Forward Chemical Genetic Screen Identifies Wiskostatin a Small Molecule Inhibitor of NWASP

In order to identify small molecules that perturb Rho GTPase-dependent signaling, we conducted a high-throughput screen for compounds that inhibit Cdc42-dependent actin filament assembly in cytoplasmic extracts of Xenopus laevis eggs. These extracts are prepared by simple mechanical disruption of intact eggs by gentle centrifugation rather than through detergent extraction, resulting in essentially undiluted, detergent-free cytoplasm containing proteins at physiological concentrations (Lebensohn et al. 2006).

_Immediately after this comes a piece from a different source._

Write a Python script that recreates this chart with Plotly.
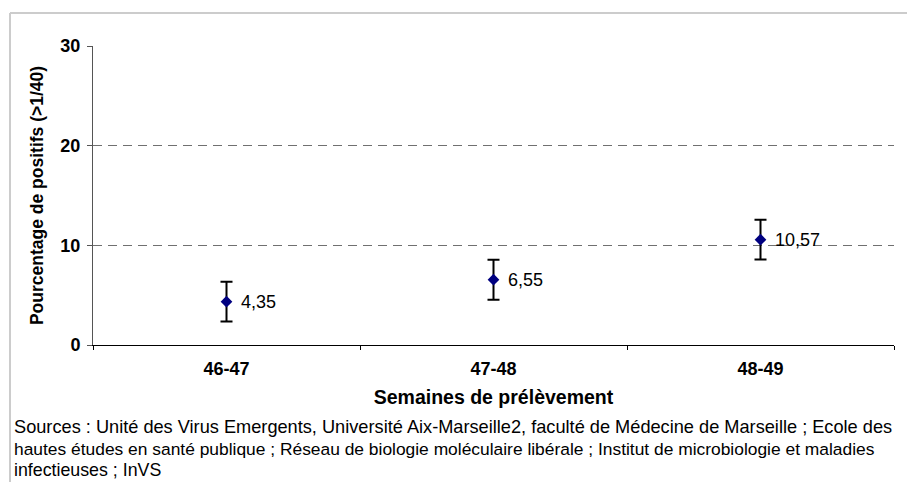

Consequently, these extracts are widely used as a model system to study diverse cellular signaling and regulatory networks (Chen and Murray 1997; de la Barre et al. 1999; Salic et al. 2000; Castro et al. 2006; Chan and Forbes 2006; Deming and Kornbluth 2006; Lebensohn et al. 2006; Moon et al. 2006; Shennan 2006; Tutter and Walter 2006). High-speed centrifuga-tion depletes the extract of endogenous lipid membranes, resulting in a quiescent extract termed HSS (high-speed supernatant) in which actin monomers do not spontaneously polymerize. Subsequent stimulation of the extract by the addition of lipid vesicles (liposomes) containing small amounts of phosphatidylinositol 4,5-bisphosphate (PIP2) results in the polymerization of endogenous actin onto the surface of the liposomes (Ma et al. 1998a; Peterson et al. 2001). Although this activity may recapitulate the localized polymerization of actin at the plasma membrane (Ma et al. 1998a), recent studies suggest that this pathway may also be used physiologically to mediate endocytosis and the intracellular motility of endosomally derived vesicles (Taunton et al. 2000; Sokac et al. 2003). As described below, actin assembly by PIP2-stimulated HSS has proven a robust assay for identifying components of the actin regulatory machinery that are critical for cell motility and morphology in many systems.